3. Consistent Control and Performance
Unlike shared public cloud environments, dedicated IaaS resources are typically exclusive, guaranteeing consistent performance. Organisations know exactly what they’re receiving, ensuring predictable resource availability and reliability without unpredictable shared-resource contention.
4. Human Support Over Hidden Upsells
Dedicated IaaS providers typically prioritise human support and comprehensive infrastructure monitoring within their base service costs.

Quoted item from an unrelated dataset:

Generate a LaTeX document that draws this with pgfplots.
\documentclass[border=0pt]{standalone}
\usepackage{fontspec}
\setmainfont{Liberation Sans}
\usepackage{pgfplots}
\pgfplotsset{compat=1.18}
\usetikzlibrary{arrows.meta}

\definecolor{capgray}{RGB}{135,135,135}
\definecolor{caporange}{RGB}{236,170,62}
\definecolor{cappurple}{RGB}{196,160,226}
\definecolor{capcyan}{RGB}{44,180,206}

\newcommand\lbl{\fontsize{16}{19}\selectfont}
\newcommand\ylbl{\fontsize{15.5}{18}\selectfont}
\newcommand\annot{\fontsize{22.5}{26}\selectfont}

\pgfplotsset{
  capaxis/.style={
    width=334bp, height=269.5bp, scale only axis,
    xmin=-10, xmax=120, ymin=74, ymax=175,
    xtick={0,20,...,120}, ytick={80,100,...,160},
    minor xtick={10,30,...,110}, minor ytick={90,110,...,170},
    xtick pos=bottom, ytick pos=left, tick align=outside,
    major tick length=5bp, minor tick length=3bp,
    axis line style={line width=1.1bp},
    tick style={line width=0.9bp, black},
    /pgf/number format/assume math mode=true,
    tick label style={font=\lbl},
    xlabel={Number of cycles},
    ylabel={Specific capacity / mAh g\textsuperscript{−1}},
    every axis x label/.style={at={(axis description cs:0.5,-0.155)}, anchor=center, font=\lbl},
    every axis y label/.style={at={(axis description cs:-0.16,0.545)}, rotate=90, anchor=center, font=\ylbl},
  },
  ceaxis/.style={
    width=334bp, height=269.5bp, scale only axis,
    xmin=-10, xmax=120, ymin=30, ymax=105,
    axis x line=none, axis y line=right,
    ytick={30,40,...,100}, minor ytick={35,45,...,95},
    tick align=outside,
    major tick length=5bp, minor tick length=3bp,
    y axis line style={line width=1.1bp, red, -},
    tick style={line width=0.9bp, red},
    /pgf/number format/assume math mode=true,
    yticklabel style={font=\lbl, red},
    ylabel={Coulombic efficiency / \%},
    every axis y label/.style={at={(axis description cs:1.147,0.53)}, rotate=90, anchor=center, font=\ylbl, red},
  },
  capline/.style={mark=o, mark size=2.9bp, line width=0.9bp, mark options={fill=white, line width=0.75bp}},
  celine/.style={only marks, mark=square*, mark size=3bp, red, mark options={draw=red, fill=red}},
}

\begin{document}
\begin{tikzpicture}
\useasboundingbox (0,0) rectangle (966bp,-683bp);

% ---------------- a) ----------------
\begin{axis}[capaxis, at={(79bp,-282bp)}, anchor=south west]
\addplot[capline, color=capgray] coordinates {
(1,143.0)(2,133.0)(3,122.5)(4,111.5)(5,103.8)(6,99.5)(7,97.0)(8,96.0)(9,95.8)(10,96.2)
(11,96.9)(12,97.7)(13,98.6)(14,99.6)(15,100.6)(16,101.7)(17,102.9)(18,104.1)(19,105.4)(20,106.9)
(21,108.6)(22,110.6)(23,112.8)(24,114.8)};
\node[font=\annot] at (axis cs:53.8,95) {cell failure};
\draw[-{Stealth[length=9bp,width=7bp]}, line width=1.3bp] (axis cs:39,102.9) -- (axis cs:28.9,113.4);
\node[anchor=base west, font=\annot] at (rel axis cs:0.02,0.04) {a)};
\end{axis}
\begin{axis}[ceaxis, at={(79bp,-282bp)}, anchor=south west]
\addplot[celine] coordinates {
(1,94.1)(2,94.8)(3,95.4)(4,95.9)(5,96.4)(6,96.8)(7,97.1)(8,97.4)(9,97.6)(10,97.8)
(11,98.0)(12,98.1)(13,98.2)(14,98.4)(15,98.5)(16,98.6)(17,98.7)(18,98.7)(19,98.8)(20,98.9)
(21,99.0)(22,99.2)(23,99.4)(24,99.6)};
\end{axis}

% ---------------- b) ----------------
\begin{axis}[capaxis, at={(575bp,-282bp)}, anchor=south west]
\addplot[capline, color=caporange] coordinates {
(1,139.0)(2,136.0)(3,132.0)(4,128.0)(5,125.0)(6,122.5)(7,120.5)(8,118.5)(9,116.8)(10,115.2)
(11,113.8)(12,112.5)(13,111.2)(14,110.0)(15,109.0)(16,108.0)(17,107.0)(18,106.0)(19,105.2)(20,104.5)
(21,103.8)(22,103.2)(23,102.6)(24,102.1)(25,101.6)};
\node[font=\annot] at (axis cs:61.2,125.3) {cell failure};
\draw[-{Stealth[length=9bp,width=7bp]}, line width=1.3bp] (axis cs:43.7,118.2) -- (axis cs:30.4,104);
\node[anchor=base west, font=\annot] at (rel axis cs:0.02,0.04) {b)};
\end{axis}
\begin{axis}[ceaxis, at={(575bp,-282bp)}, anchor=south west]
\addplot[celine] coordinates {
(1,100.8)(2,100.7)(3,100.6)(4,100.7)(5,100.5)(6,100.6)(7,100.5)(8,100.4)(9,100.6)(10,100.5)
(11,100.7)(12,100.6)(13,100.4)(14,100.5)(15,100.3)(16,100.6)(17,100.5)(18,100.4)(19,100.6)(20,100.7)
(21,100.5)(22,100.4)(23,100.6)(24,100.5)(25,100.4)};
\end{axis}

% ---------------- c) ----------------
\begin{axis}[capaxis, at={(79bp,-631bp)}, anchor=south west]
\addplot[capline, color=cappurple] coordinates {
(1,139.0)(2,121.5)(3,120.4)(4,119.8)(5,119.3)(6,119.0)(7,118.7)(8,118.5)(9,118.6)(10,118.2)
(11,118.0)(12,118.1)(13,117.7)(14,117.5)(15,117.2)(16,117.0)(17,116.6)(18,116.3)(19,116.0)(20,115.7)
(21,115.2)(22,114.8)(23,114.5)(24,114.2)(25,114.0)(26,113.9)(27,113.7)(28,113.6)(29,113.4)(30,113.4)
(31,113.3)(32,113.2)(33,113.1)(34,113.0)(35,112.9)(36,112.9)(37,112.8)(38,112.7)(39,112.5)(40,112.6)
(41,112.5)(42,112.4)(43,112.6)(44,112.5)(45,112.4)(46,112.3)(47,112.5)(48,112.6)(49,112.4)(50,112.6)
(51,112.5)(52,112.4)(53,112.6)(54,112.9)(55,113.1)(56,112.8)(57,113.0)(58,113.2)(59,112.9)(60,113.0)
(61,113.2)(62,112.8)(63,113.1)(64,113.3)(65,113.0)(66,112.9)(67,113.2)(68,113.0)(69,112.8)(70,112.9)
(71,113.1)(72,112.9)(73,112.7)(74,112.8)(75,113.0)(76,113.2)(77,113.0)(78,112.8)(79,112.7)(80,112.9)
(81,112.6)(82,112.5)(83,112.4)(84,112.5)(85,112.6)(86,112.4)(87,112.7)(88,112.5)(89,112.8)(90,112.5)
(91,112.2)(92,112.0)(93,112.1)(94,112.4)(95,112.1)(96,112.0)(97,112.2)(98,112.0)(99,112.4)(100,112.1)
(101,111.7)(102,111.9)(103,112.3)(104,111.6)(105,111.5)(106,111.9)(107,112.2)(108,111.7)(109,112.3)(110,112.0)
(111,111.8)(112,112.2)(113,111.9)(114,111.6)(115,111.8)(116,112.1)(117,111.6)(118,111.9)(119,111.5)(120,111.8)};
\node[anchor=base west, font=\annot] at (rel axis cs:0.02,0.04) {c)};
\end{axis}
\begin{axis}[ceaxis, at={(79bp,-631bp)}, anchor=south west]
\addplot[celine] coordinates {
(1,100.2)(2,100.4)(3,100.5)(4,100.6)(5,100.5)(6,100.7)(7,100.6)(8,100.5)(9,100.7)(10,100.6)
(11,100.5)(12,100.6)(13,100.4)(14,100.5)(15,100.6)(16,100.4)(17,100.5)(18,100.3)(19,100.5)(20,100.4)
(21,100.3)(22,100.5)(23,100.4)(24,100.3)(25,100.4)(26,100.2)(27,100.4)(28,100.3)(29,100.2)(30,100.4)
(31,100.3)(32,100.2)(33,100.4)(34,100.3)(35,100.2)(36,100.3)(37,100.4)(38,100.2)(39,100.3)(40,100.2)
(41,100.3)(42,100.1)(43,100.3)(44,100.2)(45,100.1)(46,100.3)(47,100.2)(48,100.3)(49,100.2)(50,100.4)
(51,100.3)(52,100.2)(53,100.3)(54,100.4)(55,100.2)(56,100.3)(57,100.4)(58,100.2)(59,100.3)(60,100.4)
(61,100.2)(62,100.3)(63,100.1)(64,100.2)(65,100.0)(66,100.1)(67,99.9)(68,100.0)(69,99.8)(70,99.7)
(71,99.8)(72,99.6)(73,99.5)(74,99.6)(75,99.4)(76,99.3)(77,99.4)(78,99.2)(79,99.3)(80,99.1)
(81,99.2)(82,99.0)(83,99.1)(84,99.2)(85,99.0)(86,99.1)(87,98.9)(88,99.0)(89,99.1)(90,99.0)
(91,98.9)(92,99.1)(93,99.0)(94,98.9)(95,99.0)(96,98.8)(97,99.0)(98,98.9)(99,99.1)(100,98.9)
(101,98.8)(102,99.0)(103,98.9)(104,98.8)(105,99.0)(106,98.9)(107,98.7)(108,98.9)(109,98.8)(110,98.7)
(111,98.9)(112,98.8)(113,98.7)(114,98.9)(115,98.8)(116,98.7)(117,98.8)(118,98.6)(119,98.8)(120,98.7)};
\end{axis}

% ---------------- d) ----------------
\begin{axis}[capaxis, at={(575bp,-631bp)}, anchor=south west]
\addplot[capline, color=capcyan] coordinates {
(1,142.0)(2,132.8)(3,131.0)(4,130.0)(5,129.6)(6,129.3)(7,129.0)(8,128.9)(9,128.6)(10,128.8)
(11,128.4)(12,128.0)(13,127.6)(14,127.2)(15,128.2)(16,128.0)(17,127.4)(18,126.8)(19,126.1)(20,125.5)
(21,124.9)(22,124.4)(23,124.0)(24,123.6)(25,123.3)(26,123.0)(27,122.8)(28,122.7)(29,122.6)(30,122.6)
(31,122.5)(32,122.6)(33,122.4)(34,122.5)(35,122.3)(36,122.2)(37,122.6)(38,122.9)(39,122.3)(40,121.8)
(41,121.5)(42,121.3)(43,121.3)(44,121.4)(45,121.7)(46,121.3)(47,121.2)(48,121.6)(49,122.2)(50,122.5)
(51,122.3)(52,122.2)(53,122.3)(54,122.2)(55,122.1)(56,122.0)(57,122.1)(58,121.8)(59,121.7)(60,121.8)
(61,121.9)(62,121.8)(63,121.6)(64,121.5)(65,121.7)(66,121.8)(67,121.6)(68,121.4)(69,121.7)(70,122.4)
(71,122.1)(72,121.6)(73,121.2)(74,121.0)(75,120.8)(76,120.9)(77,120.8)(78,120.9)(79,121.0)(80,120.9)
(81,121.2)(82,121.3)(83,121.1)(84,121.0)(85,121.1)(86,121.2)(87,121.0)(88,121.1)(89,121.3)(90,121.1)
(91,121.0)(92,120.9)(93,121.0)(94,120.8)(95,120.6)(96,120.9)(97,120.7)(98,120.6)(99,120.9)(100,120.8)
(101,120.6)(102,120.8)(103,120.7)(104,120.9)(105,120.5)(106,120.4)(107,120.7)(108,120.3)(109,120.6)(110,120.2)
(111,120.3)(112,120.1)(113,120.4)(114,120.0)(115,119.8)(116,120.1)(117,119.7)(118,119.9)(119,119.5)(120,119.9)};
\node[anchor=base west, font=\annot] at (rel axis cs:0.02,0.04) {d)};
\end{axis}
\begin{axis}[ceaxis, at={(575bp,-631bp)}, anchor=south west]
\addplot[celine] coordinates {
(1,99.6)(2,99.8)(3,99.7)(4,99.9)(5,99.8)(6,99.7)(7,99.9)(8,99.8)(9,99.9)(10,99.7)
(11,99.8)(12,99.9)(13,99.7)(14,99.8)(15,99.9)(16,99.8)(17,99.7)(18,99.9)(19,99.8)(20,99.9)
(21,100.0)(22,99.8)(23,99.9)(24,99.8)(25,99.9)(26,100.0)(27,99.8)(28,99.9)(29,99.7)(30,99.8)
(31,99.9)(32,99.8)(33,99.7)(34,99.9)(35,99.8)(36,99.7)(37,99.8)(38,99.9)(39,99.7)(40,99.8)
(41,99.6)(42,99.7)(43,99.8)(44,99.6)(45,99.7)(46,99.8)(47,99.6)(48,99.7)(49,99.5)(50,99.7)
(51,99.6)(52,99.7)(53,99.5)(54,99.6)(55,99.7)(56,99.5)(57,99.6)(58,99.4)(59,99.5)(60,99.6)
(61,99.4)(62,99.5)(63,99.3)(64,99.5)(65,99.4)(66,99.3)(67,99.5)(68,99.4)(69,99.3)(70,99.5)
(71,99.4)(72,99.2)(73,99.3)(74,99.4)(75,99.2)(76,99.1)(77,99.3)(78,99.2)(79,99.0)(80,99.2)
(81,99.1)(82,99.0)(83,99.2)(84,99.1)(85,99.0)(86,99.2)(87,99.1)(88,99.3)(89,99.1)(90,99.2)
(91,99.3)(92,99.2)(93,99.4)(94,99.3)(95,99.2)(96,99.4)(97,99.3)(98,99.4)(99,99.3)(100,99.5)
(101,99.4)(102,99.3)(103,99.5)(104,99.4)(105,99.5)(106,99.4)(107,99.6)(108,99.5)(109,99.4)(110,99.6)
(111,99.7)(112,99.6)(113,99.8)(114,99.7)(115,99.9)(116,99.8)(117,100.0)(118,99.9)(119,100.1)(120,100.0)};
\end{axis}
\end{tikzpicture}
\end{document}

In contrast, large public cloud providers often tier their support services, leading to additional unexpected charges or attempts to upsell managed services.
The Contrast Summarised
Feature | Public Cloud (e.g., AWS) | Dedicated IaaS |
Pricing Model | Pay-as-you-go, variable | Flat-rate, predictable |
Cost Predictability | Low | High |
Resource Allocation | Dynamic, shared | Fixed, often dedicated |
Billing Complexity | High | Simple, straightforward |
Support | Tiered, extra cost | Often inclusive, personal |
Comparative Examples:
- AWS: Complex pricing structures, continuous spot instance price fluctuations, hidden fees for data transfer, API calls, and storage snapshots.

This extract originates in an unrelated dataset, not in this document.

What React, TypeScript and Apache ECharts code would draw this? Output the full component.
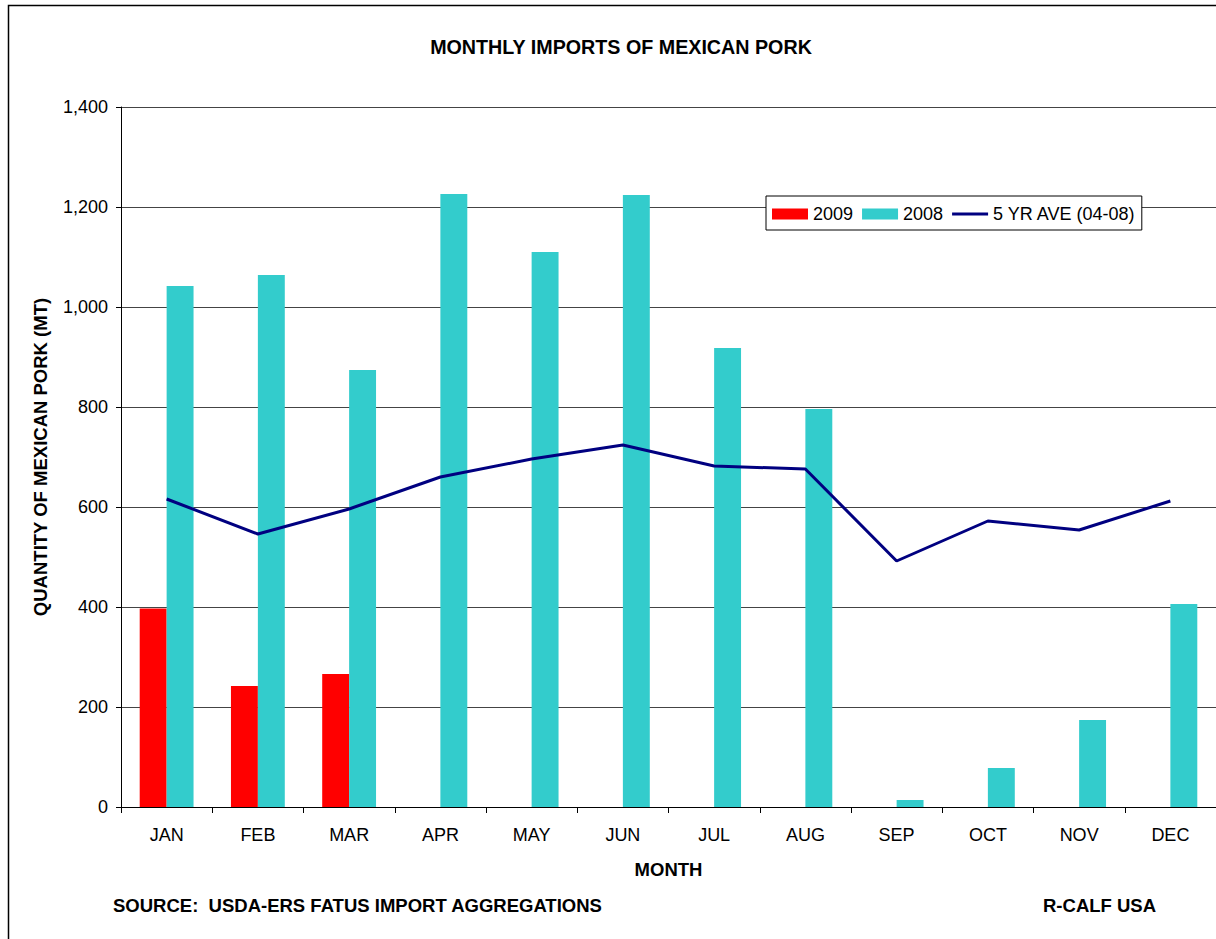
import React, { useEffect, useRef } from "react";
import * as echarts from "echarts";

const months = ["JAN", "FEB", "MAR", "APR", "MAY", "JUN", "JUL", "AUG", "SEP", "OCT", "NOV", "DEC"];
const y2009 = [397, 242, 266, null, null, null, null, null, null, null, null, null];
const y2008 = [1042, 1064, 874, 1226, 1110, 1224, 918, 796, 14, 78, 174, 406];
const avg5yr = [616, 546, 596, 660, 696, 724, 682, 676, 492, 572, 554, 612];

export default function App() {
  const ref = useRef<HTMLDivElement>(null);
  useEffect(() => {
    const chart = echarts.init(ref.current!, null, { renderer: "svg" });
    const font = "Liberation Sans, Arial, sans-serif";
    chart.setOption({
      animation: false,
      textStyle: { fontFamily: font },
      title: {
        text: "MONTHLY IMPORTS OF MEXICAN PORK",
        left: 616,
        top: 32,
        textAlign: "center",
        textStyle: { fontSize: 19.7, fontWeight: "bold", color: "#000", fontFamily: font },
      },
      legend: {
        left: 766,
        top: 196,
        height: 31,
        padding: [9, 6, 7, 6],
        itemGap: 9,
        itemWidth: 36,
        itemHeight: 11,
        backgroundColor: "#fff",
        borderColor: "#000",
        borderWidth: 1,
        textStyle: { fontSize: 18, color: "#000", fontFamily: font },
        data: [
          { name: "2009", icon: "rect" },
          { name: "2008", icon: "rect" },
          { name: "5 YR AVE (04-08)", icon: "path://M0,0M0,11M0,4L36,4L36,7L0,7Z" },
        ],
      },
      grid: { left: 121, top: 107, width: 1101, height: 700, containLabel: false },
      xAxis: {
        type: "category",
        data: months,
        name: "MONTH",
        nameLocation: "middle",
        nameGap: 53,
        nameTextStyle: { fontSize: 18.5, fontWeight: "bold", color: "#000", fontFamily: font },
        axisLine: { lineStyle: { color: "#000", width: 1 } },
        axisTick: { show: true, length: 6, lineStyle: { color: "#000" } },
        axisLabel: { fontSize: 18, color: "#000", margin: 19, fontFamily: font },
        boundaryGap: true,
      },
      yAxis: {
        type: "value",
        min: 0,
        max: 1400,
        interval: 200,
        name: "QUANTITY OF MEXICAN PORK (MT)",
        nameLocation: "middle",
        nameGap: 71,
        nameRotate: 90,
        nameTextStyle: { fontSize: 18.5, fontWeight: "bold", color: "#000", fontFamily: font },
        axisLine: { show: true, lineStyle: { color: "#000", width: 1 } },
        axisTick: { show: true, length: 5, lineStyle: { color: "#000" } },
        axisLabel: {
          fontSize: 18,
          color: "#000",
          margin: 13,
          fontFamily: font,
          formatter: (v: number) => v.toLocaleString("en-US"),
        },
        splitLine: { show: true, lineStyle: { color: "#444", width: 1 } },
      },
      graphic: [
        {
          type: "rect",
          shape: { x: 8.5, y: 5.5, width: 1400, height: 1200 },
          style: { fill: "none", stroke: "#000", lineWidth: 1.5 },
          silent: true,
          z: -10,
        },
        {
          type: "text",
          left: 113,
          top: 896,
          style: {
            text: "SOURCE:  USDA-ERS FATUS IMPORT AGGREGATIONS",
            fontSize: 18.5,
            fontWeight: "bold",
            fill: "#000",
            fontFamily: font,
          },
        },
        {
          type: "text",
          left: 1043,
          top: 896,
          style: {
            text: "R-CALF USA",
            fontSize: 18.5,
            fontWeight: "bold",
            fill: "#000",
            fontFamily: font,
          },
        },
      ],
      series: [
        {
          name: "2009",
          type: "bar",
          data: y2009,
          barGap: "0%",
          barCategoryGap: "41%",
          itemStyle: { color: "#ff0000" },
        },
        {
          name: "2008",
          type: "bar",
          data: y2008,
          itemStyle: { color: "#33cccc" },
        },
        {
          name: "5 YR AVE (04-08)",
          type: "line",
          data: avg5yr,
          symbol: "none",
          lineStyle: { color: "#000080", width: 3 },
          itemStyle: { color: "#000080" },
          z: 5,
        },
      ],
    });
    return () => chart.dispose();
  }, []);
  return (
    <div
      ref={ref}
      style={{ position: "absolute", left: 0, top: 0, width: 1216, height: 939, background: "#fff" }}
    />
  );
}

- Azure: Slightly less complex but still featuring intricate pricing tiers and less frequent but still present hidden costs.
- Google Cloud: Offers the highest sustained-use discounts yet maintains a complicated pricing framework with similar hidden fees.
Conclusion
Public cloud services offer powerful, flexible solutions but often come with unpredictable costs hidden beneath seemingly straightforward pricing models. Businesses can easily find themselves facing unexpected expenses related to scaling, hidden fees, and complex pricing structures. In contrast, dedicated Infrastructure-as-a-Service providers offer an appealing alternative, delivering transparent, fixed-cost services that simplify budgeting, ensure consistent performance, and provide scalable infrastructure without financial surprises.
By opting for dedicated IaaS, businesses gain predictability, transparency, and reliable scalability—critical elements for maintaining efficient operations and strategic financial management in today’s rapidly evolving digital landscape.